The other problem with the Hindutva brigade's focussing on the vedas and the epics – Ramayana and Mahabharata – as the sole source of wisdom, is that, it then misses out all other advances that Indian mathematics did in the later period. Aryabhata had derived the value of pi to 5 decimal places, the most accurate derivation for his times. Indian mathematicians such as Aryabhata, Brahmagupta, Bhaskara I (fifth-seventh century), and later Bhaskara II (12th century) made significant contributions to trigonometric functions and construction of trigonometric tables. The work of Indian mathematicians, such as Madhava, Nilkantha and others, from what is now termed as the Kerala school in the 14th-16th century, gave us the series expansion of trigonometric and other functions that predate the work done in Europe.
The form of mathematics as we know today – from axioms, hypothesis to proof – was first given in Euclid's Geometry. This was very much a part of the Greek development of mathematics. The Greeks also introduced proof using reductio absurdum: an assumption that leads to a logical contradiction, must be a wrong assumption. This is a powerful tool in the armoury of mathematics. Other civilisations, such as Babylon and India, used far superior computation systems to that of the Greeks, but did not develop this formal method of proof.
It is very much a Eurocentric view that condemns all other civilisations that did not develop the formal methods of the Greeks as “algorithmic”, only confined to “practical” mathematics and therefore inferior. What such a view forgets is that trade, commerce, developments in science and technology, rest on this “practical” ability to compute with numbers.

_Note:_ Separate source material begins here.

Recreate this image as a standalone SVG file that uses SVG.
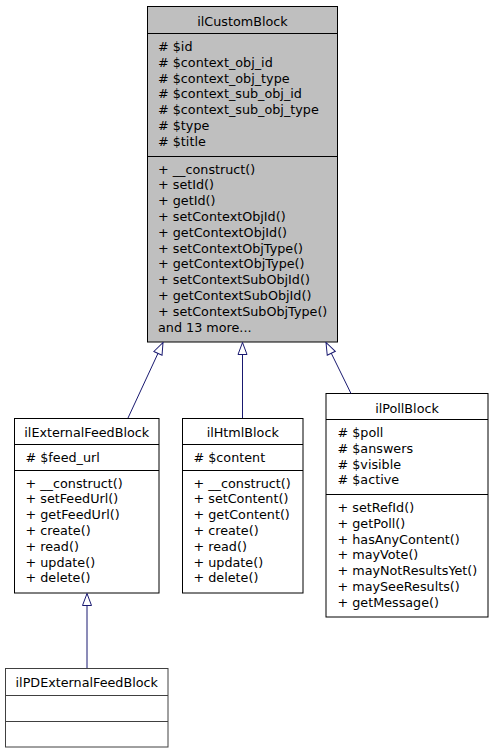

This modern number system was developed in Babylon and India, and then transmitted to the Arabs. Al Khwarzmi wrote a treatise on the Indian system of numerals -- Kitāb al-Ǧamʿwa-al-tafrīq bi-ḥisāb al-Hind, translated in Latin as Algoritmi de numero Indorum (al-Khwārizmī on the Hindu Art of Reckoning). The word algorithm is derived from the title of this text. Leonardo of Pisa, more commonly known as Fibonacci, popularised the Indian system of numbers in Europe through his book, Liber Abaci (Book of Calculations). Without such developments, we would not have the industrial revolution, and the birth of modern science in Europe.
There was also an exchange between all these cultures, particularly between India, Greece, Babylon and Egypt. There is the story of the great polymath Ibn Sina (known as Avicenna in the west), that his father told him not to waste his time but go and learn some mathematics from the Hindu merchant in the market.
Different cultures developed knowledge about geometry and calculations with numbers with different degrees of sophistication. If the formal nature of Greek mathematics has been a powerful instrument in the development of modern mathematics, the growth of computational methods and algorithms are the bedrock of modern science and technology.
The Hindutva lobby attempts to invert the arguments of the Eurocentric or Orientalist view of history of mathematics, with mostly empty assertions and fraudulent history. The real answer to Eurocentric “history”, is not substitute it with fraudulent history, but the real history of knowledge. And such a history does not support a supremacist version, either of a Eurocentric or Hindutva one.